Randy Mazey doesn’t have trouble remembering what was said about his program when West Virginia joined the Big 12 from the Big East seven years ago.
The words come back to him all too easily.
“The common theme was, `Football’s going to be fine. Basketball’s going to be fine. Poor baseball,’ ” WVU’s baseball coach said. “What’s going to happen to the Mountaineers in the Big 12?”
Mazey eased those fears from the outset, finishing third in the conference in 2013. Tuesday, he brought his team to Pittsburgh to play Pitt at PNC Park, leaving with a 9-4 victory, a 32-18 record and Mazey’s 221st triumph as WVU’s coach.
From the third inning when they scored three times and clubbed three of their six doubles in a 14-hit attack, the Mountaineers were dominant. The timing couldn’t be better.
The nationally ranked Mountaineers (No. 20 in the National College Baseball Writers Association poll; No. 19, according to Baseball America) will open the Big 12 Tournament next Wednesday as either the third, fourth or fifth seed.
“It’s a tribute to the culture we’ve established and the hard work that goes into it by so many different people,” Mazey said. “Once you establish the culture and you start bringing in players the caliber of these guys, that’s how you win championships.
“When you start the season, you tell the team all the time, you want to be playing your best baseball at the end of the year,” said Mazey, a player of some repute himself while growing up in Indiana County and going to United High School. “Everything you go through during the season, the wins, the losses, the traveling, getting walked off, walking off, learning about your team, shuffling lineups, that’s all really valuable experience. If you learn from it, that’s how you play your best baseball at the end of the year.”
Pitching at his best right now is starter Nick Snyder, who struck out 11 Pitt batters among his 103 pitches in seven innings. He allowed only three hits (a home run to Nico Popa and two singles). He’ll be the starting pitcher Wednesday in West Virginia’s tournament opener, perhaps a serendipitous turn of events for the Mountaineers.
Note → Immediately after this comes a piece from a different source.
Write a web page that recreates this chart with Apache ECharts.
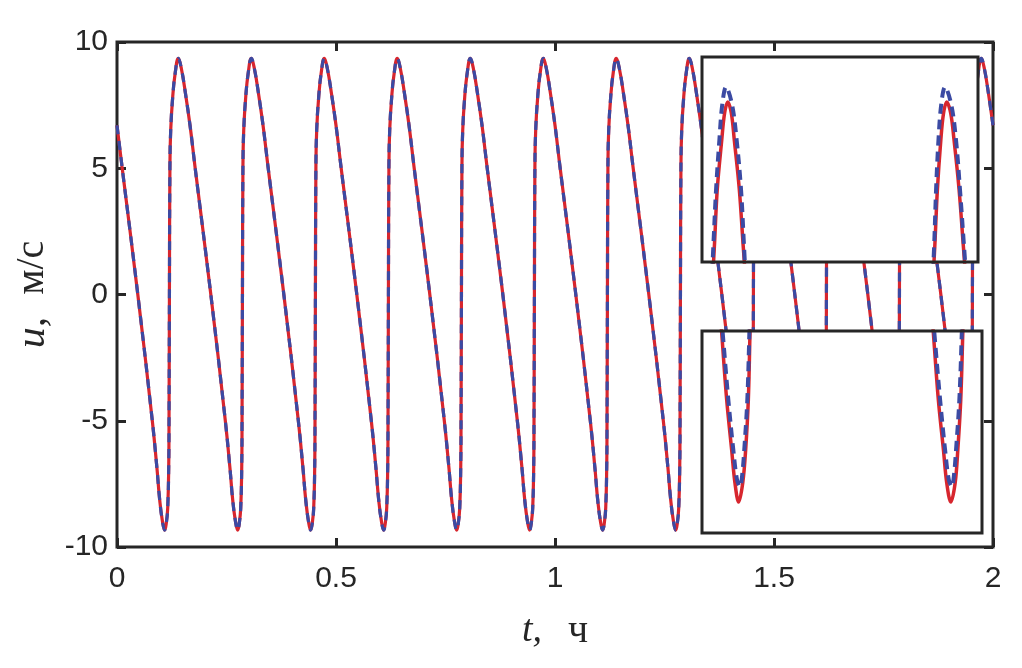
<!DOCTYPE html>
<html><head><meta charset="utf-8">
<script src="https://cdn.jsdelivr.net/npm/echarts@6/dist/echarts.min.js"></script>
<style>html,body{margin:0;padding:0;background:#fff}#c{width:1022px;height:668px}</style>
</head><body><div id="c"></div>
<script>
// tick labels
const xTickLabels = ['0', '0.5', '1', '1.5', '2'];
const yTickLabels = ['-10', '-5', '0', '5', '10'];

// main curve (t in hours, u in m/s)
const tMain = [
 0.0000,0.0115,0.0475,0.0806,0.0913,0.0975,0.1039,
 0.1089,0.1126,0.1158,0.1181,0.1188,0.1197,0.1208,0.1226,0.1272,0.1331,0.1400,0.1469,0.1560,0.1667,0.1781,0.2142,0.2473,0.2580,0.2642,0.2706,
 0.2756,0.2793,0.2825,0.2848,0.2855,0.2864,0.2875,0.2893,0.2939,0.2998,0.3067,0.3136,0.3227,0.3334,0.3448,0.3809,0.4140,0.4247,0.4309,0.4373,
 0.4422,0.4459,0.4491,0.4514,0.4521,0.4530,0.4541,0.4559,0.4605,0.4664,0.4733,0.4802,0.4893,0.5000,0.5114,0.5475,0.5806,0.5913,0.5975,0.6039,
 0.6089,0.6126,0.6158,0.6181,0.6188,0.6197,0.6208,0.6226,0.6272,0.6331,0.6400,0.6469,0.6560,0.6667,0.6781,0.7142,0.7473,0.7580,0.7642,0.7706,
 0.7756,0.7793,0.7825,0.7848,0.7855,0.7864,0.7875,0.7893,0.7939,0.7998,0.8067,0.8136,0.8227,0.8334,0.8448,0.8809,0.9140,0.9247,0.9309,0.9373,
 0.9422,0.9459,0.9491,0.9514,0.9521,0.9530,0.9541,0.9559,0.9605,0.9664,0.9733,0.9802,0.9893,1.0000,1.0114,1.0475,1.0806,1.0913,1.0975,1.1039,
 1.1089,1.1126,1.1158,1.1181,1.1188,1.1197,1.1208,1.1226,1.1272,1.1331,1.1400,1.1469,1.1560,1.1667,1.1781,1.2142,1.2473,1.2580,1.2642,1.2706,
 1.2756,1.2793,1.2825,1.2848,1.2855,1.2864,1.2875,1.2893,1.2939,1.2998,1.3067,1.3136,1.3227,1.3334,1.3448,1.3809,1.4140,1.4247,1.4309,1.4373,
 1.4422,1.4459,1.4491,1.4514,1.4521,1.4530,1.4541,1.4559,1.4605,1.4664,1.4733,1.4802,1.4893,1.5000,1.5114,1.5475,1.5806,1.5913,1.5975,1.6039,
 1.6089,1.6126,1.6158,1.6181,1.6188,1.6197,1.6208,1.6226,1.6272,1.6331,1.6400,1.6469,1.6560,1.6667,1.6781,1.7142,1.7473,1.7580,1.7642,1.7706,
 1.7756,1.7793,1.7825,1.7848,1.7855,1.7864,1.7875,1.7893,1.7939,1.7998,1.8067,1.8136,1.8227,1.8334,1.8448,1.8809,1.9140,1.9247,1.9309,1.9373,
 1.9422,1.9459,1.9491,1.9514,1.9521,1.9530,1.9541,1.9559,1.9605,1.9664,1.9733,1.9802,1.9893,2.0000
];
const uMain = [
 6.70,5.06,0.00,-5.00,-6.90,-8.14,-9.00,
 -9.33,-9.05,-8.45,-6.80,-5.00,0.00,5.00,6.50,7.83,8.80,9.35,8.95,8.00,6.70,5.06,0.00,-5.00,-6.90,-8.14,-9.00,
 -9.33,-9.05,-8.45,-6.80,-5.00,0.00,5.00,6.50,7.83,8.80,9.35,8.95,8.00,6.70,5.06,0.00,-5.00,-6.90,-8.14,-9.00,
 -9.33,-9.05,-8.45,-6.80,-5.00,0.00,5.00,6.50,7.83,8.80,9.35,8.95,8.00,6.70,5.06,0.00,-5.00,-6.90,-8.14,-9.00,
 -9.33,-9.05,-8.45,-6.80,-5.00,0.00,5.00,6.50,7.83,8.80,9.35,8.95,8.00,6.70,5.06,0.00,-5.00,-6.90,-8.14,-9.00,
 -9.33,-9.05,-8.45,-6.80,-5.00,0.00,5.00,6.50,7.83,8.80,9.35,8.95,8.00,6.70,5.06,0.00,-5.00,-6.90,-8.14,-9.00,
 -9.33,-9.05,-8.45,-6.80,-5.00,0.00,5.00,6.50,7.83,8.80,9.35,8.95,8.00,6.70,5.06,0.00,-5.00,-6.90,-8.14,-9.00,
 -9.33,-9.05,-8.45,-6.80,-5.00,0.00,5.00,6.50,7.83,8.80,9.35,8.95,8.00,6.70,5.06,0.00,-5.00,-6.90,-8.14,-9.00,
 -9.33,-9.05,-8.45,-6.80,-5.00,0.00,5.00,6.50,7.83,8.80,9.35,8.95,8.00,6.70,5.06,0.00,-5.00,-6.90,-8.14,-9.00,
 -9.33,-9.05,-8.45,-6.80,-5.00,0.00,5.00,6.50,7.83,8.80,9.35,8.95,8.00,6.70,5.06,0.00,-5.00,-6.90,-8.14,-9.00,
 -9.33,-9.05,-8.45,-6.80,-5.00,0.00,5.00,6.50,7.83,8.80,9.35,8.95,8.00,6.70,5.06,0.00,-5.00,-6.90,-8.14,-9.00,
 -9.33,-9.05,-8.45,-6.80,-5.00,0.00,5.00,6.50,7.83,8.80,9.35,8.95,8.00,6.70,5.06,0.00,-5.00,-6.90,-8.14,-9.00,
 -9.33,-9.05,-8.45,-6.80,-5.00,0.00,5.00,6.50,7.83,8.80,9.35,8.95,8.00,6.70
];

// upper inset (peaks); null = gap between the two peaks
const tTopRed  = [1.6276,1.6294,1.6316,1.6350,1.6372,1.6396,1.6423,1.6446,1.6484,1.6514,1.6537,1.72,1.7954,1.7971,1.7991,1.8017,1.8038,1.8062,1.8092,1.8118,1.8156,1.8189,1.8213];
const uTopRed  = [8.00,8.31,8.73,9.09,9.29,9.37,9.29,9.09,8.73,8.31,8.00,null,8.00,8.31,8.73,9.09,9.29,9.37,9.29,9.09,8.73,8.31,8.00];
const tTopBlue = [1.6271,1.6286,1.6307,1.6332,1.6354,1.6383,1.6429,1.6464,1.6497,1.6520,1.6537,1.72,1.7951,1.7966,1.7981,1.7999,1.8020,1.8049,1.8097,1.8133,1.8163,1.8194,1.8217];
const uTopBlue = [8.00,8.31,8.73,9.09,9.35,9.48,9.35,9.09,8.73,8.31,8.00,null,8.00,8.31,8.73,9.09,9.35,9.48,9.35,9.09,8.73,8.31,8.00];

// lower inset (troughs)
const tBotRed  = [1.5935,1.5955,1.5994,1.6033,1.6059,1.6088,1.6120,1.6143,1.6164,1.6177,1.6184,1.69,1.7598,1.7618,1.7657,1.7697,1.7723,1.7755,1.7789,1.7810,1.7833,1.7849,1.7856];
const uBotRed  = [-7.64,-7.92,-8.48,-8.90,-9.18,-9.34,-9.18,-8.90,-8.48,-7.92,-7.64,null,-7.64,-7.92,-8.48,-8.90,-9.18,-9.34,-9.18,-8.90,-8.48,-7.92,-7.64];
const tBotBlue = [1.5941,1.5963,1.6007,1.6046,1.6075,1.6099,1.6117,1.6132,1.6156,1.6172,1.6178,1.69,1.7606,1.7626,1.7671,1.7710,1.7739,1.7763,1.7781,1.7796,1.7822,1.7841,1.7848];
const uBotBlue = [-7.64,-7.92,-8.48,-8.90,-9.15,-9.21,-9.10,-8.90,-8.48,-7.92,-7.64,null,-7.64,-7.92,-8.48,-8.90,-9.15,-9.21,-9.10,-8.90,-8.48,-7.92,-7.64];

const RED = '#d7262e', BLUE = '#3b4aa3', INK = '#262626';
const zip = (t, u) => t.map((x, i) => u[i] === null ? [x, '-'] : [x, u[i]]);

const chart = echarts.init(document.getElementById('c'), null, {renderer: 'canvas'});
const tickStyle = {show: true, inside: true, length: 9, lineStyle: {color: INK, width: 3}};
const labelFont = {color: INK, fontFamily: 'Liberation Sans, Arial, sans-serif', fontSize: 30};
const serif = 'Liberation Serif, Times New Roman, serif';
const G = [
  {left: 117, top: 42, width: 876, height: 505},
  {left: 702, top: 57, width: 276, height: 205},
  {left: 702, top: 331, width: 280, height: 202}
];
const hiddenAxis = (gi, min, max) => ({type: 'value', gridIndex: gi, show: false, min, max});
const noLine = {show: false, onZero: false};

chart.setOption({
  animation: false,
  backgroundColor: '#fff',
  grid: [
    Object.assign({show: true, borderColor: INK, borderWidth: 3, backgroundColor: 'transparent', containLabel: false, outerBoundsMode: 'none'}, G[0]),
    Object.assign({show: false, containLabel: false, outerBoundsMode: 'none'}, G[1]),
    Object.assign({show: false, containLabel: false, outerBoundsMode: 'none'}, G[2])
  ],
  xAxis: [
    {type: 'value', gridIndex: 0, position: 'bottom', min: 0, max: 2, interval: 0.5,
     axisLine: noLine, axisTick: tickStyle, splitLine: {show: false},
     axisLabel: Object.assign({margin: 17, formatter: v => xTickLabels[Math.round(v / 0.5)]}, labelFont),
     name: '{i|t,}{g|}{n|ч}', nameLocation: 'middle', nameGap: 64,
     nameTextStyle: {rich: {
       i: {fontFamily: serif, fontStyle: 'italic', fontSize: 38, color: INK},
       g: {width: 26},
       n: {fontFamily: serif, fontSize: 40, color: INK}}}},
    {type: 'value', gridIndex: 0, position: 'top', min: 0, max: 2, interval: 0.5,
     axisLine: noLine, axisTick: tickStyle, axisLabel: {show: false}, splitLine: {show: false}},
    hiddenAxis(1, 1.62, 1.83),
    hiddenAxis(2, 1.58, 1.80)
  ],
  yAxis: [
    {type: 'value', gridIndex: 0, position: 'left', min: -10, max: 10, interval: 5,
     axisLine: noLine, axisTick: tickStyle, splitLine: {show: false},
     axisLabel: Object.assign({margin: 9, formatter: v => yTickLabels[Math.round((v + 10) / 5)]}, labelFont),
     name: '{i|u,}{g|}{n|м/с}', nameLocation: 'middle', nameGap: 58,
     nameTextStyle: {rich: {
       i: {fontFamily: serif, fontStyle: 'italic', fontSize: 42, color: INK},
       g: {width: 22},
       n: {fontFamily: serif, fontSize: 40, color: INK}}}},
    {type: 'value', gridIndex: 0, position: 'right', min: -10, max: 10, interval: 5,
     axisLine: noLine, axisTick: tickStyle, axisLabel: {show: false}, splitLine: {show: false}},
    hiddenAxis(1, 8.2, 9.7),
    hiddenAxis(2, -9.6, -7.9)
  ],
  graphic: [
    {type: 'rect', z: 50, shape: {x: G[1].left, y: G[1].top, width: G[1].width, height: G[1].height}, style: {fill: '#fff', stroke: null}},
    {type: 'rect', z: 50, shape: {x: G[2].left, y: G[2].top, width: G[2].width, height: G[2].height}, style: {fill: '#fff', stroke: null}},
    {type: 'rect', z: 150, shape: {x: G[1].left, y: G[1].top, width: G[1].width, height: G[1].height}, style: {fill: 'none', stroke: INK, lineWidth: 3}},
    {type: 'rect', z: 150, shape: {x: G[2].left, y: G[2].top, width: G[2].width, height: G[2].height}, style: {fill: 'none', stroke: INK, lineWidth: 3}}
  ],
  series: [
    {type: 'line', xAxisIndex: 0, yAxisIndex: 0, z: 2, data: zip(tMain, uMain), smooth: 0.45, symbol: 'none',
     lineStyle: {color: RED, width: 3.2}},
    {type: 'line', xAxisIndex: 0, yAxisIndex: 0, z: 3, data: zip(tMain, uMain), smooth: 0.45, symbol: 'none',
     lineStyle: {color: BLUE, width: 3.2, type: [9, 7]}},
    {type: 'line', xAxisIndex: 2, yAxisIndex: 2, z: 100, data: zip(tTopRed, uTopRed), smooth: 0.35, symbol: 'none',
     lineStyle: {color: RED, width: 3.5}},
    {type: 'line', xAxisIndex: 2, yAxisIndex: 2, z: 101, data: zip(tTopBlue, uTopBlue), smooth: 0.35, symbol: 'none',
     lineStyle: {color: BLUE, width: 4, type: [10, 6]}},
    {type: 'line', xAxisIndex: 3, yAxisIndex: 3, z: 100, data: zip(tBotRed, uBotRed), smooth: 0.35, symbol: 'none',
     lineStyle: {color: RED, width: 3.5}},
    {type: 'line', xAxisIndex: 3, yAxisIndex: 3, z: 101, data: zip(tBotBlue, uBotBlue), smooth: 0.35, symbol: 'none',
     lineStyle: {color: BLUE, width: 4, type: [10, 6]}}
  ]
});
</script></body></html>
Snyder, who took a no-hitter into the ninth inning April 30 against Marshall, has been WVU’s midweek starter all season, so he hasn’t pitched against a Big 12 team. “Keeping him in his routine is going to keep him pitching as well as he has,” Mazey said. “He’s in a great rhythm now. No Big 12 team has seen him yet.”
Snyder was one of eight juniors and seniors among WVU’s 10-man starting lineup against Pitt. That experience is sure to be of service on a national stage.
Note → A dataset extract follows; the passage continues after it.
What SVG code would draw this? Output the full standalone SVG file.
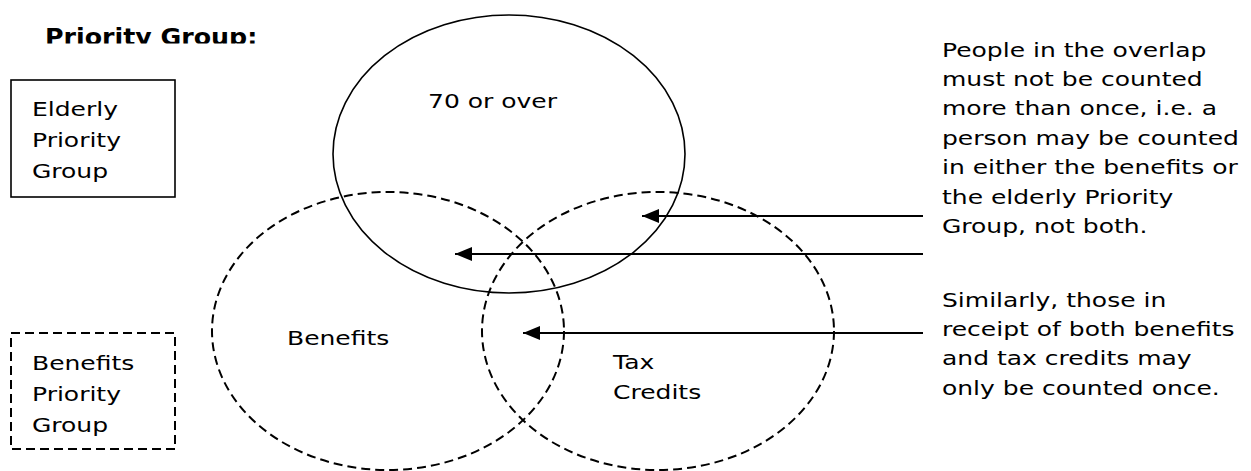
<svg xmlns="http://www.w3.org/2000/svg" width="1251" height="471" viewBox="0 0 1251 471">
<style>
.t{font-family:"DejaVu Sans","Liberation Sans",sans-serif;font-size:20px;fill:#000}
.h{font-family:"DejaVu Sans","Liberation Sans",sans-serif;font-size:23px;font-weight:bold;fill:#000}
.solid{fill:none;stroke:#000;stroke-width:1.6}
.dash{fill:none;stroke:#000;stroke-width:2;stroke-dasharray:9 5}
.conn{stroke:#000;stroke-width:1.8;fill:none}
</style>
<defs>
<marker id="ah" markerUnits="userSpaceOnUse" markerWidth="17" markerHeight="14" refX="17" refY="7" orient="auto">
<path d="M0,0 L17,7 L0,14 z" fill="#000"/>
</marker>
<clipPath id="hc"><rect x="0" y="0" width="400" height="43.5"/></clipPath>
</defs>
<rect width="1251" height="471" fill="#fff"/>
<g id="heading" clip-path="url(#hc)">
<text class="h" transform="translate(45,44.5) scale(1.1,1)">Priority Group:</text>
</g>
<g id="legend-elderly">
<rect x="11" y="80" width="164" height="117" class="solid"/>
<text class="t" transform="translate(32,115.7) scale(1.25,1)"><tspan x="0" y="0">Elderly</tspan><tspan x="0" y="31.3">Priority</tspan><tspan x="0" y="62.6">Group</tspan></text>
</g>
<g id="legend-benefits">
<rect x="11" y="333" width="164" height="116" class="dash"/>
<text class="t" transform="translate(32,370) scale(1.25,1)"><tspan x="0" y="0">Benefits</tspan><tspan x="0" y="30.8">Priority</tspan><tspan x="0" y="61.6">Group</tspan></text>
</g>
<g id="elderly">
<ellipse cx="509" cy="154" rx="176" ry="139" class="solid"/>
<text class="t" transform="translate(428,108) scale(1.25,1)">70 or over</text>
</g>
<g id="benefits">
<ellipse cx="388" cy="331" rx="176" ry="139" class="dash"/>
<text class="t" transform="translate(287,345) scale(1.25,1)">Benefits</text>
</g>
<g id="taxcredits">
<ellipse cx="658" cy="331" rx="176" ry="139" class="dash"/>
<text class="t" transform="translate(613,368.5) scale(1.25,1)"><tspan x="0" y="0">Tax</tspan><tspan x="0" y="31">Credits</tspan></text>
</g>
<g id="connectors">
<line x1="923" y1="216" x2="642" y2="216" class="conn" marker-end="url(#ah)"/>
<line x1="923" y1="254" x2="455" y2="254" class="conn" marker-end="url(#ah)"/>
<line x1="923" y1="333" x2="523" y2="333" class="conn" marker-end="url(#ah)"/>
</g>
<g id="note-overlap">
<text class="t" transform="translate(942,56.7) scale(1.25,1)"><tspan x="0" y="0">People in the overlap</tspan><tspan x="0" y="29.4">must not be counted</tspan><tspan x="0" y="58.8">more than once, i.e. a</tspan><tspan x="0" y="88.2">person may be counted</tspan><tspan x="0" y="117.6">in either the benefits or</tspan><tspan x="0" y="147">the elderly Priority</tspan><tspan x="0" y="176.4">Group, not both.</tspan></text>
</g>
<g id="note-similarly">
<text class="t" transform="translate(942,306.7) scale(1.25,1)"><tspan x="0" y="0">Similarly, those in</tspan><tspan x="0" y="29.4">receipt of both benefits</tspan><tspan x="0" y="58.8">and tax credits may</tspan><tspan x="0" y="88.2">only be counted once.</tspan></text>
</g>
</svg>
“I really like the pieces of the puzzle right now,” Mazey said. “It seems like it took us forever to figure out who’s going to play where and where they’re going to play in the lineup. As we sit here today, our best lineup is on the field, which is super encouraging.”
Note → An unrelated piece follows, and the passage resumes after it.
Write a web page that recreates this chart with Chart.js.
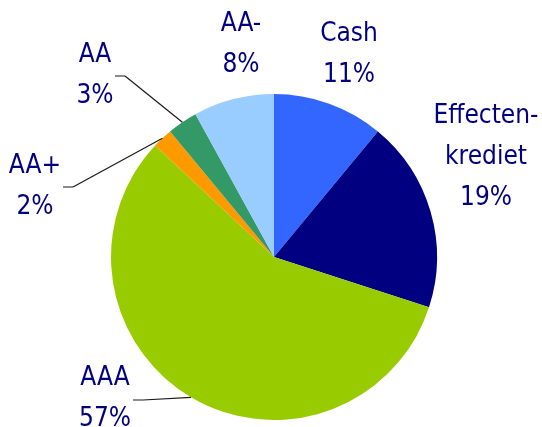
<!DOCTYPE html>
<html>
<head>
<meta charset="utf-8">
<script src="https://cdn.jsdelivr.net/npm/chart.js@4/dist/chart.umd.min.js"></script>
<style>
  html, body { margin: 0; padding: 0; background: #fff; }
  #wrap { width: 542px; height: 427px; }
</style>
</head>
<body>
<div id="wrap"><canvas id="myChart" width="542" height="427"></canvas></div>
<script>
// slice data, clockwise from 12 o'clock
var categories = ["Cash", "Effecten-krediet", "AAA", "AA+", "AA", "AA-"];
var shares = [11, 19, 57, 2, 3, 8];
var colors = ["#3366ff", "#000080", "#99cc00", "#ff9900", "#339966", "#99ccff"];

// where each label sits: centre x, first baseline y, optional leader elbow
var labelPos = [
	{ x: 349, y: 41 },
	{ x: 486, y: 123 },
	{ x: 105, y: 385, elbow: [133, 400] },
	{ x: 35, y: 173, elbow: [63, 187] },
	{ x: 95, y: 62, elbow: [115, 76] },
	{ x: 241, y: 31 },
];

function labelLines(name, value) {
	var lines = [];
	var i = name.indexOf("-");
	if (i > 0 && i < name.length - 1) {
		lines.push(name.slice(0, i + 1));
		lines.push(name.slice(i + 1));
	} else {
		lines.push(name);
	}
	lines.push(value + "%");
	return lines;
}

const sliceLabels = {
	id: "sliceLabels",
	afterDraw: function (chart) {
		const ctx = chart.ctx;
		const meta = chart.getDatasetMeta(0);
		ctx.save();
		meta.data.forEach(function (arc, i) {
			var p = labelPos[i];
			var props = arc.getProps(["x", "y", "startAngle", "endAngle", "outerRadius"], true);
			if (p.elbow) {
				var mid = (props.startAngle + props.endAngle) / 2;
				var ex = props.x + Math.cos(mid) * props.outerRadius;
				var ey = props.y + Math.sin(mid) * props.outerRadius;
				ctx.strokeStyle = "#8c8c8c";
				ctx.lineWidth = 2;
				ctx.beginPath();
				ctx.moveTo(p.elbow[0], p.elbow[1]);
				ctx.lineTo(p.elbow[0] + 10, p.elbow[1]);
				ctx.stroke();
				ctx.strokeStyle = "#1a1a1a";
				ctx.lineWidth = 1.2;
				ctx.beginPath();
				ctx.moveTo(p.elbow[0] + 10, p.elbow[1]);
				ctx.lineTo(ex, ey);
				ctx.stroke();
			}
			ctx.fillStyle = "#000080";
			ctx.font = '26px "DejaVu Sans Condensed", "DejaVu Sans", sans-serif';
			ctx.textAlign = "center";
			ctx.textBaseline = "alphabetic";
			labelLines(categories[i], shares[i]).forEach(function (line, k) {
				ctx.fillText(line, p.x, p.y + k * 41);
			});
		});
		ctx.restore();
	},
};

const config = {
	type: "pie",
	data: {
		labels: categories,
		datasets: [
			{
				data: shares,
				backgroundColor: colors,
				borderWidth: 0,
			},
		],
	},
	options: {
		responsive: false,
		animation: false,
		layout: {
			padding: { top: 94, bottom: 7, left: 111, right: 105 },
		},
		plugins: {
			legend: { display: false },
			tooltip: { enabled: false },
		},
	},
	plugins: [sliceLabels],
};

const myChart = new Chart(document.getElementById("myChart"), config);
</script>
</body>
</html>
Five Mountaineers had at least two hits against Pitt, including right fielder Darius Hill, who doubled twice to give him 73 all-time, tying him with WVU great Jedd Gyorko, now playing for the St. Louis Cardinals.
“It’s unbelievable to be mentioned in the same breath as him,” Hill said. “Really cool to have my name on that record.”
Due to his background, Mazey knows as well as anyone how the game can turn against even the best players. He’s encouraged, but far from satisfied.
“I can tell you right now some things that I know for sure are going to happen,” he said. “You’re going to give up home runs if you’re a pitcher. Umpires are going to make bad calls. If you’re a hitter, you’re going to strike out. If you’re a defender, you’re probably going to make an error. I can say that stuff with certainty.
“Good players when that happens can handle it. If you’re not prepared for it, all of a sudden and 0-for-15 slump can turn into 0 for 30 in a hurry. Over the course of 60 games, Darius will tell you, sometimes the baseball looks like a beach ball coming in there and other days it looks like a tic tac.”
The Mountaineers have been warned by their coach.
“We can’t start throwing parties and feeling good about ourselves just yet,” he said.